— WORK TO DO —
Quote from the first line below through the line that contains "plt.rcParams['font.family'] = ['Liberation", both included, and leave the pictures out.

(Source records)
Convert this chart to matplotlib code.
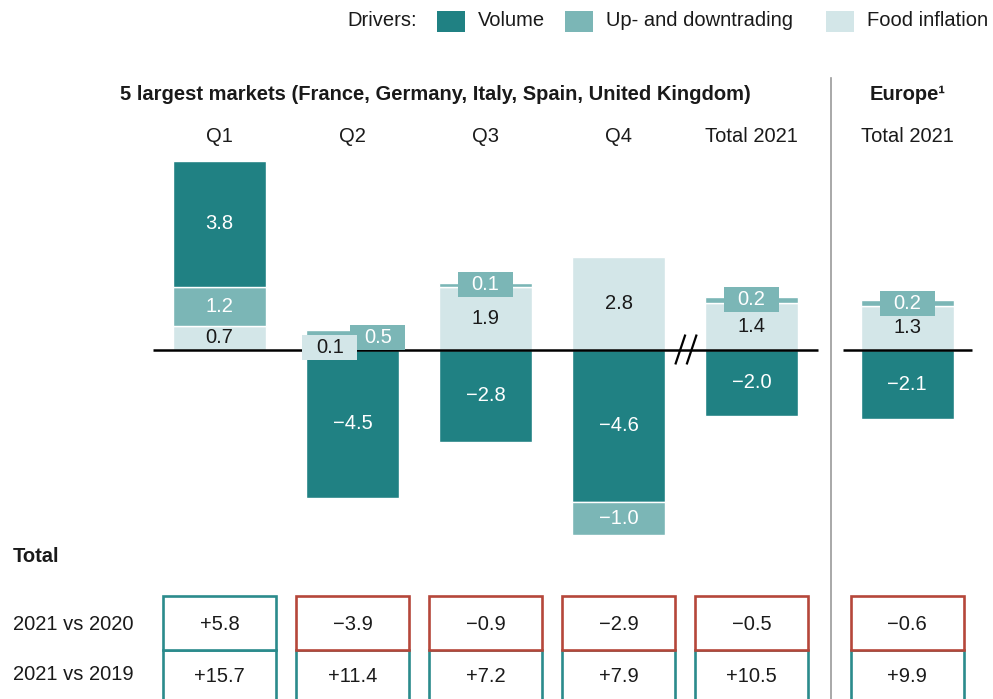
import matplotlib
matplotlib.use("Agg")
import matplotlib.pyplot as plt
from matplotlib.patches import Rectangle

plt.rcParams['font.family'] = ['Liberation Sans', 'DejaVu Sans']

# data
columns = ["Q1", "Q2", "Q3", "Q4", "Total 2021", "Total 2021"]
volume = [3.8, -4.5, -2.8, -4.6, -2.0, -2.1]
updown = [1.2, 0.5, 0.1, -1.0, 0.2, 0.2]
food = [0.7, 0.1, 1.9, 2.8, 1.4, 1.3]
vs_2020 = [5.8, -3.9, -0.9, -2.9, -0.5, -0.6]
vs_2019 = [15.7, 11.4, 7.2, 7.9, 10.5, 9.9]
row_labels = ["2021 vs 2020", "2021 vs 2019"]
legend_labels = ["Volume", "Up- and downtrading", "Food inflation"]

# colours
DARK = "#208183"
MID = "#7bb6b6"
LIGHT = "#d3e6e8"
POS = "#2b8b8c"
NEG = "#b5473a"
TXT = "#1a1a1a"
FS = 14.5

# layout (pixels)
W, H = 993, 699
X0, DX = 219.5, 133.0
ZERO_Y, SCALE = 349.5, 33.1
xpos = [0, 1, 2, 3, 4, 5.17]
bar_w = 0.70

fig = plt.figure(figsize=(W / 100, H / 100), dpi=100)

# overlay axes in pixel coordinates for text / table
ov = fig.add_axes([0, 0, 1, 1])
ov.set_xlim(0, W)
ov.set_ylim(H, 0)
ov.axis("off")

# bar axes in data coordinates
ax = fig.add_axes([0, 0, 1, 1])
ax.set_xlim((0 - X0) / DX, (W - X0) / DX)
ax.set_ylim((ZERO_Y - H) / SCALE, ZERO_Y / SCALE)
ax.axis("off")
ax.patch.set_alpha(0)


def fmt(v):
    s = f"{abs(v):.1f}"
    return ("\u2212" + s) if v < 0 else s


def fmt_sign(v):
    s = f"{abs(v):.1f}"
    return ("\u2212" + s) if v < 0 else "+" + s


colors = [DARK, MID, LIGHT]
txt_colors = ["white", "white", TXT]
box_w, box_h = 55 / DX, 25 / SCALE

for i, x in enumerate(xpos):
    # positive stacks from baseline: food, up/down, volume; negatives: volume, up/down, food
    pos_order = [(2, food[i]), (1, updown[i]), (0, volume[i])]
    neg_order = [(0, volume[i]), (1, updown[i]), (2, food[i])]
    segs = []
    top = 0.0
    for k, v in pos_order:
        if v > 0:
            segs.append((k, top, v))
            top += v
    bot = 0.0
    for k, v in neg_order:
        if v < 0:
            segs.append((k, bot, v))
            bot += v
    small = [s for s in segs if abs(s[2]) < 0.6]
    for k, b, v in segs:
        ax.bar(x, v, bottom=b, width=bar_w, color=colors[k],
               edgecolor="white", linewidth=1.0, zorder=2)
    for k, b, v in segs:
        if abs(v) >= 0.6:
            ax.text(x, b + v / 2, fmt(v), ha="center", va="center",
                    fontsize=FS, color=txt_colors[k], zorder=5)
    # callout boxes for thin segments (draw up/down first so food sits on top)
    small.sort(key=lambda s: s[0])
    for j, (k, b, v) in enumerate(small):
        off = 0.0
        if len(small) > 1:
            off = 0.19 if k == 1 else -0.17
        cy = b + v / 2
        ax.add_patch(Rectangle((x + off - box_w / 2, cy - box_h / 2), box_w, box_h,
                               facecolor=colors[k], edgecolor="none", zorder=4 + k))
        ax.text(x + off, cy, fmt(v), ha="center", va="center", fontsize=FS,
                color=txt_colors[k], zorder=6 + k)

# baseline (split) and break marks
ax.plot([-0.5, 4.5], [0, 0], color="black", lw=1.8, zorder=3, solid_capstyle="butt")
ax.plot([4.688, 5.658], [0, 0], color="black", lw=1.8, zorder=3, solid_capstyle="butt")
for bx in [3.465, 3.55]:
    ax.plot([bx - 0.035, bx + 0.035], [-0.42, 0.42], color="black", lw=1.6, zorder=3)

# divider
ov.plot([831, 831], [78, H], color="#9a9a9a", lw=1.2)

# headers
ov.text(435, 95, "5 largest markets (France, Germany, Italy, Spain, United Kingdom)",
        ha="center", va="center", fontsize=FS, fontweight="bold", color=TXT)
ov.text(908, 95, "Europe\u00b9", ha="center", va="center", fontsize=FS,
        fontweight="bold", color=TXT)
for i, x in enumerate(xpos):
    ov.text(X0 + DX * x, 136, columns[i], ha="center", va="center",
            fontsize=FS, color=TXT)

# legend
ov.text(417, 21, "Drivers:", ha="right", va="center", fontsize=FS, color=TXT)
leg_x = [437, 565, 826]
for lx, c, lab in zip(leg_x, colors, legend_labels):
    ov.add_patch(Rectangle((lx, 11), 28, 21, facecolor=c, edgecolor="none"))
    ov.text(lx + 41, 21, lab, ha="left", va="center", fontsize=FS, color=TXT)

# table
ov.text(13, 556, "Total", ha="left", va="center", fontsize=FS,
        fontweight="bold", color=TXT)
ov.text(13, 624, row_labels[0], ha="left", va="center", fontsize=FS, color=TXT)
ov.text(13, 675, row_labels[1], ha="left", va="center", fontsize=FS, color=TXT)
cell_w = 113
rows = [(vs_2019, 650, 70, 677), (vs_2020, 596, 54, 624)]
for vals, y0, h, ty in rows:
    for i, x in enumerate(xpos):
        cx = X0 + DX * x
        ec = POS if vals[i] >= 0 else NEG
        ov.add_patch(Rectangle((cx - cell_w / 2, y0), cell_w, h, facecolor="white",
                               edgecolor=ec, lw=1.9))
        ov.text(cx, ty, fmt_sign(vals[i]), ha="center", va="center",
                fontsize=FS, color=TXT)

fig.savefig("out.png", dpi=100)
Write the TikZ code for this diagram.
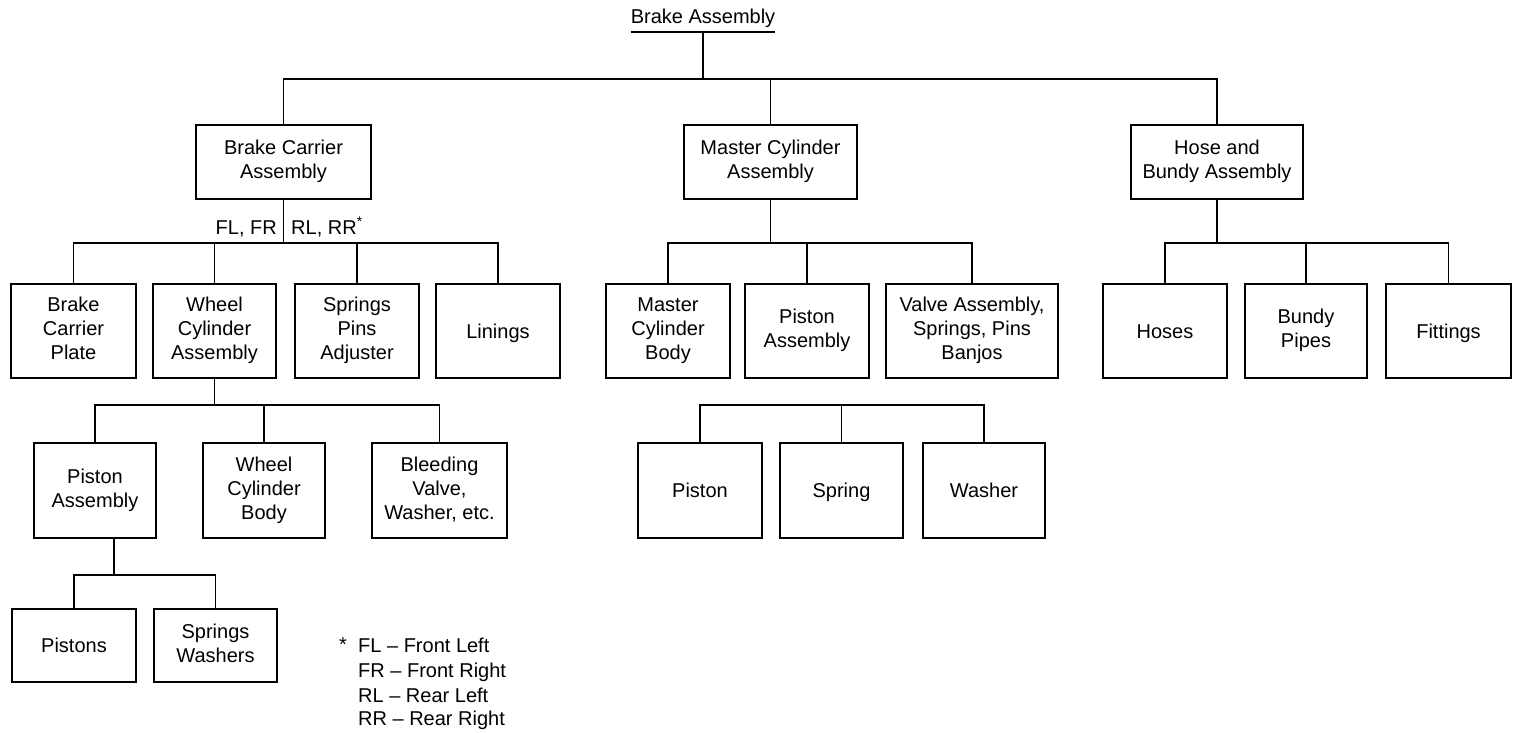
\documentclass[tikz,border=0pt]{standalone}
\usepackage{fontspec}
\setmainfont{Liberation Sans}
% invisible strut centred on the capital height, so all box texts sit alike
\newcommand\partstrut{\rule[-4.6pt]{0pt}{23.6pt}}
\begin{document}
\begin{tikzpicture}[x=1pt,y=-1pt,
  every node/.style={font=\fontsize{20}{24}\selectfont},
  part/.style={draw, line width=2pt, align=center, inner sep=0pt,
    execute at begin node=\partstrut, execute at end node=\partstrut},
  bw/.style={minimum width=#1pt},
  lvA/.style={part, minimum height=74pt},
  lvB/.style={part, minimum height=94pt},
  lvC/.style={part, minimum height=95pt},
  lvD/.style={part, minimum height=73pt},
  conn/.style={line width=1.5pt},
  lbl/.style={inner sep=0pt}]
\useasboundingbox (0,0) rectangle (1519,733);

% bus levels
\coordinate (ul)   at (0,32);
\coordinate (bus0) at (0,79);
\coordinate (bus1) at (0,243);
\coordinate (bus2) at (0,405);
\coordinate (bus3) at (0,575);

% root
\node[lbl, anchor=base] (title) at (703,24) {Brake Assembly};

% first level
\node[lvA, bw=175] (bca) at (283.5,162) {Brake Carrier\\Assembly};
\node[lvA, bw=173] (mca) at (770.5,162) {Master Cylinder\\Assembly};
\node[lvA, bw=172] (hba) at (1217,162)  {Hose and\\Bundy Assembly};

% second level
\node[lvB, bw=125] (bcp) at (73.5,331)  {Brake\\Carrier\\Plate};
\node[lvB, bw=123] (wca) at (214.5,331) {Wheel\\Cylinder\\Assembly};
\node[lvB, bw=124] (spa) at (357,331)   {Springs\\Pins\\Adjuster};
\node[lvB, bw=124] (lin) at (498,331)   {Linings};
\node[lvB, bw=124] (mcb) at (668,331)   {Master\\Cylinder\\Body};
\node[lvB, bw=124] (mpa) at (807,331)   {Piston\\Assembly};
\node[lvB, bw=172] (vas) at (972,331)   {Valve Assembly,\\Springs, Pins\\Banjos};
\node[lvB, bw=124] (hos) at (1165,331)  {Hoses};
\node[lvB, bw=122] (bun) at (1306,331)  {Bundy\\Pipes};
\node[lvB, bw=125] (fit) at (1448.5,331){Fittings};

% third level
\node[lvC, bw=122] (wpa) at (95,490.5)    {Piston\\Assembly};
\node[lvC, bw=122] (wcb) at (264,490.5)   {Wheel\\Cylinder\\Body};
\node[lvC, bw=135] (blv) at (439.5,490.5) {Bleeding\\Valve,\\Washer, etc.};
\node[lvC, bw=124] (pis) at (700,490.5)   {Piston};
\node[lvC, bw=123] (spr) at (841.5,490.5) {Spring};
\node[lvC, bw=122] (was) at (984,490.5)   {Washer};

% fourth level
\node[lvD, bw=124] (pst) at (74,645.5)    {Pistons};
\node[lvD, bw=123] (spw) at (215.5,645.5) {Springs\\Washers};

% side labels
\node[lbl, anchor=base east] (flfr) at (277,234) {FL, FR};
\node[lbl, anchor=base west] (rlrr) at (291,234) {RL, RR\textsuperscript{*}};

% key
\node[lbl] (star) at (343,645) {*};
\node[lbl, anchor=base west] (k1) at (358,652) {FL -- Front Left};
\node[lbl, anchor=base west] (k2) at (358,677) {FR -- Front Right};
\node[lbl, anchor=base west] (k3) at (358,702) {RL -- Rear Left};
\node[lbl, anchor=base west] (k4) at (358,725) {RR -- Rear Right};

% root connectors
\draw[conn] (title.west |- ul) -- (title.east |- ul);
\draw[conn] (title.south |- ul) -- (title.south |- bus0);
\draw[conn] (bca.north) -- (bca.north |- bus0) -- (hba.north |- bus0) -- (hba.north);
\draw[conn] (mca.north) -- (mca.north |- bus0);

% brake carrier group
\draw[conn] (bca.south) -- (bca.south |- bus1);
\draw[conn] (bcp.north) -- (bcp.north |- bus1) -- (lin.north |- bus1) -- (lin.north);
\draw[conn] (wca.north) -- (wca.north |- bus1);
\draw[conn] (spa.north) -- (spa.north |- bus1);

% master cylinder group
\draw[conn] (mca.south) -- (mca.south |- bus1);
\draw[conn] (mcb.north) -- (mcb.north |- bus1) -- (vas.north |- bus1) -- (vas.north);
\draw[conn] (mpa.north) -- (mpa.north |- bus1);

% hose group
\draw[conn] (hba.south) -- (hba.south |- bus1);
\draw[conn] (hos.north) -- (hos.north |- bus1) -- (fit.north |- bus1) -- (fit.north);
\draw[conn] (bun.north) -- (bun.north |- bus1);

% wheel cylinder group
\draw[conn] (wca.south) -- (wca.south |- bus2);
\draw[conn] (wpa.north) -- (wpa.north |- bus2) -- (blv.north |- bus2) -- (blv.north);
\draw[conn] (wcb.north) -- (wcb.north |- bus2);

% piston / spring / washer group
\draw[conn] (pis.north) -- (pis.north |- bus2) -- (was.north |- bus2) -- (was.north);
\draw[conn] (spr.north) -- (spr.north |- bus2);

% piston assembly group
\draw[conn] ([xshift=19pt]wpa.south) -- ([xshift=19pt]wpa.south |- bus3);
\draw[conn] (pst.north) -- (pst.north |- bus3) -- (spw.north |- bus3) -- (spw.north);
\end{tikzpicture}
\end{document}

— TASK SOLUTION —
Convert this chart to matplotlib code.
import matplotlib
matplotlib.use("Agg")
import matplotlib.pyplot as plt
from matplotlib.patches import Rectangle

plt.rcParams['font.family'] = ['Liberation Sans', 'DejaVu Sans']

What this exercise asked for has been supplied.